An Excuse to Get Together
March 15, 2013
I recently heard a veteran teacher tell the story of years ago when she was leading a church youth group which was meeting regularly to prepare a play. The group met frequently for many months.
Eventually, one of the church members, and parent of one of the youth, asked when the group would be performing their production. The teacher/leader responded, “That’s not the point. The play is just an excuse for getting together.”
Hearing this story resonated with me as I thought back to my years as a high school student who participated in sports, drama and choral music, and as I thought about my two sons who did the same in middle school and high school, and as I thought about my too-brief time as a teacher/coach. The contests, concerts and dramatic performances for the public were almost entirely beside the point.
What was more important by far was getting together with other students to work together on projects outside the classroom. To do positive things, creative things. To experiment under controlled conditions. To develop a team spirit.

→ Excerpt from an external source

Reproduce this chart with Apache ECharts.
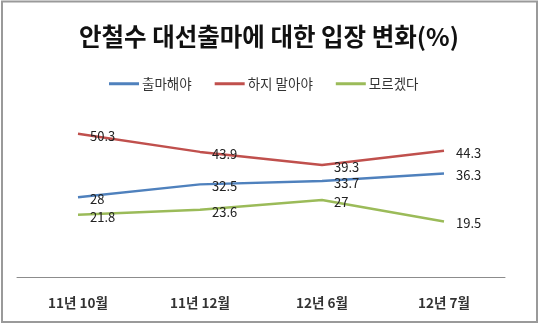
<!DOCTYPE html>
<html>
<head>
<meta charset="utf-8">
<script src="https://cdn.jsdelivr.net/npm/echarts@6/dist/echarts.min.js"></script>
<style>
  html, body { margin: 0; padding: 0; background: #fff; }
  #chart { width: 540px; height: 325px; }
</style>
</head>
<body>
<div id="chart"></div>
<script>
// Survey periods
const categories = ['11년 10월', '11년 12월', '12년 6월', '12년 7월'];
// Opinion shares (%)
const shouldRun = [28, 32.5, 33.7, 36.3];
const shouldNotRun = [50.3, 43.9, 39.3, 44.3];
const dontKnow = [21.8, 23.6, 27, 19.5];
const seriesNames = ['출마해야', '하지 말아야', '모르겠다'];
const colors = ['#4F81BD', '#C0504D', '#9BBB59'];

const font = '"Noto Sans CJK KR", "Noto Sans", sans-serif';

const chart = echarts.init(document.getElementById('chart'), null, { renderer: 'canvas' });

function makeSeries(name, data, color) {
  return {
    name: name,
    type: 'line',
    data: data,
    symbol: 'circle',
    symbolSize: 0,
    showSymbol: true,
    lineStyle: { color: color, width: 2.5 },
    itemStyle: { color: color },
    label: {
      show: true,
      position: 'right',
      distance: 12,
      offset: [0, 2],
      color: '#222',
      fontSize: 13,
      fontFamily: font
    },
    emphasis: { disabled: true }
  };
}

chart.setOption({
  animation: false,
  backgroundColor: '#fff',
  color: colors,
  title: {
    text: '안철수 대선출마에 대한 입장 변화(%)',
    left: 74,
    top: 19,
    textStyle: { fontSize: 24.5, fontWeight: 'bold', color: '#111', fontFamily: font }
  },
  legend: {
    top: 72,
    left: 104,
    itemWidth: 30,
    itemHeight: 3,
    itemGap: 23,
    icon: 'rect',
    textStyle: { fontSize: 13.5, color: '#333', fontFamily: font, padding: [0, 0, 0, -2] },
    data: seriesNames
  },
  grid: { left: 17, right: 35, top: 106, bottom: 48 },
  xAxis: {
    type: 'category',
    data: categories,
    boundaryGap: true,
    axisLine: { lineStyle: { color: '#8c8c8c', width: 1 } },
    axisTick: { show: false },
    axisLabel: { margin: 19, fontSize: 13.5, fontWeight: 'bold', color: '#333', fontFamily: font }
  },
  yAxis: {
    type: 'value',
    min: 0,
    max: 60,
    interval: 10,
    show: false,
    splitLine: { show: false }
  },
  series: [
    makeSeries(seriesNames[0], shouldRun, colors[0]),
    makeSeries(seriesNames[1], shouldNotRun, colors[1]),
    makeSeries(seriesNames[2], dontKnow, colors[2])
  ],
  graphic: [{
    type: 'rect',
    shape: { x: 2, y: 1.5, width: 535, height: 320.5 },
    style: { fill: 'none', stroke: '#9a9a9a', lineWidth: 2 },
    silent: true
  }]
});
</script>
</body>
</html>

This is why it is especially important that schools maintain broad and deep extracurricular options for students. Important particularly that they not only maintain but grow subvarsity programs where the emphasis is more likely to keep focused on practice more than games, and teaching and learning more than winning and recordkeeping.
Undue Hardship
January 20, 2017
When appeals are made to the Executive Committee of the Michigan High School Athletic Association to advance the eligibility of a student for school sports, the argument is often made that application of the rule creates a hardship for a student who is not permitted to participate in competitive school sports.
Across the country when issues like these move beyond the appeals processes of state high school associations to courts of law, judges will sometimes opine that the student will suffer an undue hardship if he or she cannot play for a season, school year or career.
Given what is happening in our world, it always strikes me as absurd that anyone would allege or any court of law would rule that not being able to participate immediately or even at all in school sports is an undue hardship. There is hardship in the world, but sitting out school sports shouldn't appear on a list of hundreds of hardships being endured around the globe.
Consider, as I do regularly in one of my chief activities apart from my daily occupation, the hardships that are being endured by those who are fleeing a growing list of war-torn countries, by those who have been confined to refugee camps for many years, even by those who are fortunate enough to be resettled from those camps to far-away countries with different languages and customs.
These are real hardships that should embarrass those who suggest that sitting out school sports for a single contest or an entire career is a hardship. And the heroes are not those who challenge athletic eligibility rules but those who are being resettled in new nations, accepting work that is beneath their skills and experiences, and raising families who want nothing more than for their families to live in peace and security.